WORK REQUIRED: Print the records below exactly, from the line containing "Reproduce this chart with D3.js." down to the line containing "14, 2, 10, 15, 20];", both lines included, and omit every picture.

☆ ☆ ☆ ☆ ☆ ☆ ☆

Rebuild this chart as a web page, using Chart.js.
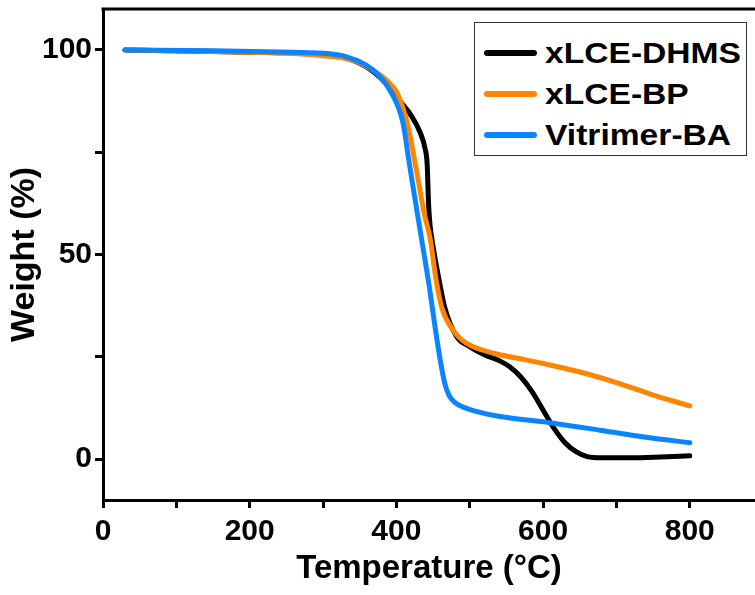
<!DOCTYPE html>
<html>
<head>
<meta charset="utf-8">
<script src="https://cdn.jsdelivr.net/npm/chart.js@4"></script>
<style>
  body { margin: 0; background: #fff; }
  #wrap { position: relative; width: 755px; height: 595px; }
  #legend {
    position: absolute; left: 474px; top: 22px; width: 273px; height: 134px;
    border: 1.5px solid #333; background: #fff; box-sizing: border-box;
    font-family: "Liberation Sans", Arial, sans-serif; font-weight: bold; font-size: 30px;
  }
  .row { position: absolute; left: 0; height: 40px; line-height: 40px; white-space: nowrap; }
  .swatch { position: absolute; left: 9px; top: 17px; width: 53px; height: 6px; border-radius: 3px; }
  .lbl { position: absolute; left: 70px; top: 0; transform: scaleX(1.12); transform-origin: left center; }
</style>
</head>
<body>
<div id="wrap">
  <canvas id="myChart" width="755" height="595"></canvas>
  <div id="legend"></div>
</div>
<script>
  const names = ['xLCE-DHMS', 'xLCE-BP', 'Vitrimer-BA'];
  const colors = ['#000000', '#ff8400', '#0a84ff'];

  // temperature (°C) and weight (%)
  const dhmsT = [30, 150, 250, 300, 340, 370, 390, 405, 420, 432, 439, 442, 444, 446, 450, 458, 466, 482, 500, 520, 541, 555, 570, 585, 600, 615, 630, 645, 660, 680, 720, 760, 800];
  const dhmsW = [100, 99.6, 99.3, 98.8, 97.5, 94.5, 91, 87.5, 84, 80, 76, 72, 62, 57, 52, 44, 37, 30, 27.5, 25.5, 24, 22.5, 20, 16.5, 12, 7.5, 4, 1.8, 0.6, 0.3, 0.3, 0.5, 0.8];
  const bpT = [30, 150, 250, 300, 340, 370, 390, 401, 415, 428, 438, 446, 454, 462, 477, 490, 504, 520, 541, 575, 609, 654, 700, 746, 800];
  const bpW = [100, 99.6, 99.2, 98.6, 97.5, 94.8, 92, 89.5, 82, 70, 60, 54, 44, 37, 31.6, 29, 27.5, 26.5, 25.5, 24.3, 23, 21.1, 18.7, 15.9, 13];
  const baT = [30, 150, 241, 300, 332, 368, 391, 409, 417, 425, 436, 445, 453, 460, 466, 472, 480, 490, 510, 541, 609, 680, 746, 800];
  const baW = [100, 99.8, 99.5, 99.2, 98.3, 95.1, 90.2, 82.2, 73, 64, 52, 42, 32, 24, 18.5, 15.5, 13.8, 12.8, 11.6, 10.4, 8.9, 7, 5.2, 4];

  const xTicks = [0, 100, 200, 300, 400, 500, 600, 700, 800];
  const yTicks = [0, 25, 50, 75, 100];

  const series = [[dhmsT, dhmsW], [bpT, bpW], [baT, baW]];
  const datasets = series.map(function (s, i) {
    return {
      label: names[i],
      data: s[0].map(function (t, j) { return { x: t, y: s[1][j] }; }),
      borderColor: colors[i],
      backgroundColor: colors[i],
      borderWidth: 5,
      pointRadius: 0,
      cubicInterpolationMode: 'monotone',
      borderCapStyle: 'round',
      borderJoinStyle: 'round'
    };
  });

  // draw order: black under orange under blue like the picture
  datasets.reverse();

  const topBorder = {
    id: 'topBorder',
    afterDraw: function (chart) {
      const ctx = chart.ctx, a = chart.chartArea;
      ctx.save();
      ctx.strokeStyle = '#000';
      ctx.lineWidth = 3;
      ctx.beginPath();
      ctx.moveTo(a.left - 1.5, a.top);
      ctx.lineTo(a.right, a.top);
      ctx.stroke();
      ctx.restore();
    }
  };

  function noEdgePad(axis) {
    axis.paddingTop = 0;
    axis.paddingBottom = 0;
    axis.paddingLeft = 0;
    axis.paddingRight = 0;
  }

  const font = 'Liberation Sans';
  const config = {
    type: 'line',
    data: { datasets: datasets },
    options: {
      responsive: false,
      animation: false,
      layout: { padding: { top: 9, right: 0, left: 0, bottom: 0 } },
      plugins: { legend: { display: false }, tooltip: { enabled: false } },
      scales: {
        x: {
          type: 'linear',
          min: 0,
          max: 889,
          afterBuildTicks: function (axis) { axis.ticks = xTicks.map(function (v) { return { value: v }; }); },
          afterFit: function (axis) { axis.height = 95; noEdgePad(axis); },
          ticks: {
            color: '#000',
            font: { family: font, size: 30, weight: 'bold' },
            padding: 6,
            maxRotation: 0,
            callback: function (v) { return v % 200 === 0 ? v : ''; }
          },
          grid: { drawOnChartArea: false, drawTicks: true, tickLength: 8, tickWidth: 3, tickColor: '#000' },
          border: { display: true, color: '#000', width: 3 },
          title: {
            display: true,
            text: 'Temperature (°C)',
            color: '#000',
            font: { family: font, size: 33, weight: 'bold' },
            padding: { top: 0, bottom: 6 }
          }
        },
        y: {
          type: 'linear',
          min: -10,
          max: 110,
          afterBuildTicks: function (axis) { axis.ticks = yTicks.map(function (v) { return { value: v }; }); },
          afterFit: function (axis) { axis.width = 103; noEdgePad(axis); },
          ticks: {
            color: '#000',
            font: { family: font, size: 30, weight: 'bold' },
            padding: 3,
            callback: function (v) { return v % 50 === 0 ? v : ''; }
          },
          grid: { drawOnChartArea: false, drawTicks: true, tickLength: 8, tickWidth: 3, tickColor: '#000' },
          border: { display: true, color: '#000', width: 3 },
          title: {
            display: true,
            text: 'Weight (%)',
            color: '#000',
            font: { family: font, size: 34, weight: 'bold' },
            padding: { top: 4, bottom: 0 }
          }
        }
      }
    },
    plugins: [topBorder]
  };

  var myChart = new Chart(document.getElementById('myChart'), config);

  // legend box inside the plot
  var legend = document.getElementById('legend');
  names.forEach(function (n, i) {
    var row = document.createElement('div');
    row.className = 'row';
    row.style.top = (10 + i * 41) + 'px';
    row.innerHTML = '<span class="swatch" style="background:' + colors[i] + '"></span><span class="lbl">' + n + '</span>';
    legend.appendChild(row);
  });
</script>
</body>
</html>
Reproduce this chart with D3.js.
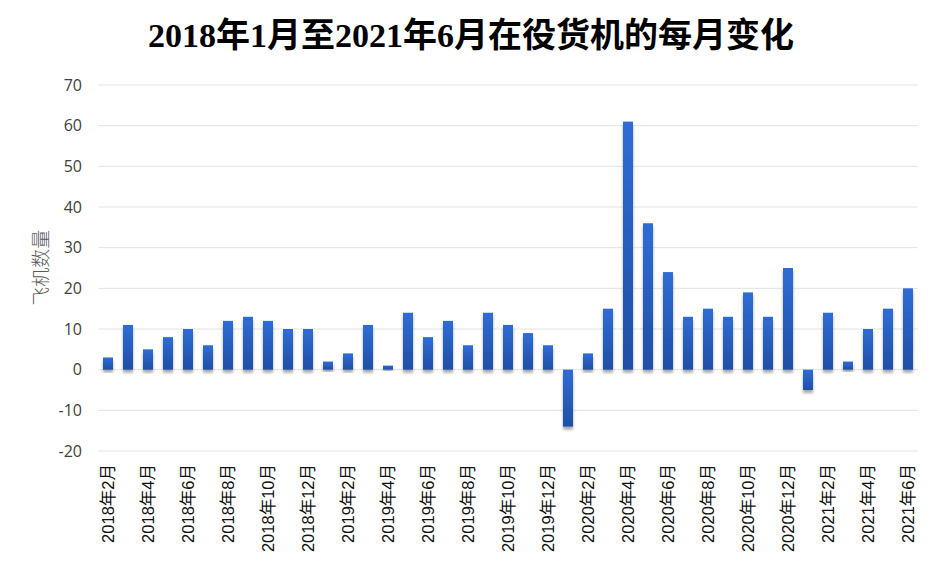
<!DOCTYPE html>
<html>
<head>
<meta charset="utf-8">
<script src="https://cdn.jsdelivr.net/npm/d3@7"></script>
<style>
  body { margin: 0; background: #fff; }
  #chart { width: 942px; height: 571px; }
  .tick-y text { font-family: "Open Sans", "Noto Sans", sans-serif; font-size: 16px; fill: #404040; }
  .tick-x text { font-family: "Liberation Sans", "Noto Sans CJK SC", sans-serif; font-size: 16.5px; fill: #111; }
</style>
</head>
<body>
<div id="chart"></div>
<script>
// months, 2018年2月 .. 2021年6月
const months = [];
for (let y = 2018; y <= 2021; y++) {
    for (let m = 1; m <= 12; m++) {
        if (y === 2018 && m < 2) continue;
        if (y === 2021 && m > 6) continue;
        months.push(y + '年' + m + '月');
    }
}

// monthly change in active freighters
const changes = [3, 11, 5, 8, 10, 6, 12, 13, 12, 10, 10, 2,
    4, 11, 1, 14, 8, 12, 6, 14, 11, 9, 6, -14,
    4, 15, 61, 36, 24, 13, 15, 13, 19, 13, 25, -5,
    14, 2, 10, 15, 20];

const yTicks = [-20, -10, 0, 10, 20, 30, 40, 50, 60, 70];

const width = 942, height = 571;
const margin = { left: 98, right: 24, top: 85, bottom: 121 };

const svg = d3.select('#chart').append('svg')
    .attr('width', width)
    .attr('height', height);

const defs = svg.append('defs');

// bar gradient, lighter at top
const grad = defs.append('linearGradient')
    .attr('id', 'barGrad')
    .attr('x1', 0).attr('y1', 0).attr('x2', 0).attr('y2', 1);
grad.append('stop').attr('offset', '0%').attr('stop-color', '#2f6dd6');
grad.append('stop').attr('offset', '100%').attr('stop-color', '#1f4ea6');

const shadow = defs.append('filter')
    .attr('id', 'shadow')
    .attr('x', '-50%').attr('y', '-10%')
    .attr('width', '200%').attr('height', '130%');
shadow.append('feDropShadow')
    .attr('dx', 0).attr('dy', 3)
    .attr('stdDeviation', 1.6)
    .attr('flood-color', '#000')
    .attr('flood-opacity', 0.35);

const x = d3.scaleBand()
    .domain(months)
    .range([margin.left, width - margin.right])
    .paddingInner(0.5)
    .paddingOuter(0.25);

const y = d3.scaleLinear()
    .domain([-20, 70])
    .range([height - margin.bottom + 1, margin.top]);

// gridlines
svg.append('g')
    .selectAll('line')
    .data(yTicks)
    .enter()
    .append('line')
    .attr('x1', margin.left)
    .attr('x2', width - margin.right)
    .attr('y1', d => y(d))
    .attr('y2', d => y(d))
    .attr('stroke', '#e3e3e3')
    .attr('stroke-width', 1);

// y axis labels (plain hyphen for negatives)
const yAxis = svg.append('g')
    .attr('class', 'tick-y')
    .attr('transform', `translate(${margin.left}, 0)`)
    .call(d3.axisLeft(y).tickValues(yTicks).tickFormat(d => String(d)).tickSize(0).tickPadding(16));
yAxis.select('.domain').remove();

// bars
svg.append('g')
    .selectAll('rect')
    .data(changes)
    .enter()
    .append('rect')
    .attr('x', (d, i) => x(months[i]))
    .attr('width', x.bandwidth())
    .attr('y', d => y(Math.max(0, d)))
    .attr('height', d => Math.abs(y(d) - y(0)))
    .attr('fill', 'url(#barGrad)')
    .attr('filter', 'url(#shadow)');

// x axis labels, every other month
const xAxis = svg.append('g')
    .attr('class', 'tick-x')
    .attr('transform', `translate(0, ${y(-20)})`)
    .call(d3.axisBottom(x)
        .tickValues(months.filter((d, i) => i % 2 === 0))
        .tickSize(0)
        .tickPadding(0));
xAxis.select('.domain').remove();
xAxis.selectAll('text')
    .attr('transform', 'rotate(-90)')
    .attr('text-anchor', 'end')
    .attr('x', -13)
    .attr('y', 0)
    .attr('dy', '0.35em');

// y axis title
svg.append('text')
    .attr('transform', `translate(39, ${y(30) + 20}) rotate(-90)`)
    .attr('text-anchor', 'middle')
    .attr('dominant-baseline', 'central')
    .style('font-family', '"Noto Sans CJK SC", sans-serif')
    .style('font-size', '19px')
    .style('font-weight', 300)
    .style('fill', '#595959')
    .text('飞机数量');

// title
svg.append('text')
    .attr('x', 471)
    .attr('y', 47)
    .attr('text-anchor', 'middle')
    .style('font-family', '"Liberation Serif", "Noto Sans CJK SC", serif')
    .style('font-size', '34px')
    .style('font-weight', 'bold')
    .style('fill', '#000')
    .text('2018年1月至2021年6月在役货机的每月变化');
</script>
</body>
</html>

☆ ☆ ☆ ☆ ☆ ☆ ☆

OUTPUT BELOW:
Reproduce this chart with D3.js.
<!DOCTYPE html>
<html>
<head>
<meta charset="utf-8">
<script src="https://cdn.jsdelivr.net/npm/d3@7"></script>
<style>
  body { margin: 0; background: #fff; }
  #chart { width: 942px; height: 571px; }
  .tick-y text { font-family: "Open Sans", "Noto Sans", sans-serif; font-size: 16px; fill: #404040; }
  .tick-x text { font-family: "Liberation Sans", "Noto Sans CJK SC", sans-serif; font-size: 16.5px; fill: #111; }
</style>
</head>
<body>
<div id="chart"></div>
<script>
// months, 2018年2月 .. 2021年6月
const months = [];
for (let y = 2018; y <= 2021; y++) {
    for (let m = 1; m <= 12; m++) {
        if (y === 2018 && m < 2) continue;
        if (y === 2021 && m > 6) continue;
        months.push(y + '年' + m + '月');
    }
}

// monthly change in active freighters
const changes = [3, 11, 5, 8, 10, 6, 12, 13, 12, 10, 10, 2,
    4, 11, 1, 14, 8, 12, 6, 14, 11, 9, 6, -14,
    4, 15, 61, 36, 24, 13, 15, 13, 19, 13, 25, -5,
    14, 2, 10, 15, 20];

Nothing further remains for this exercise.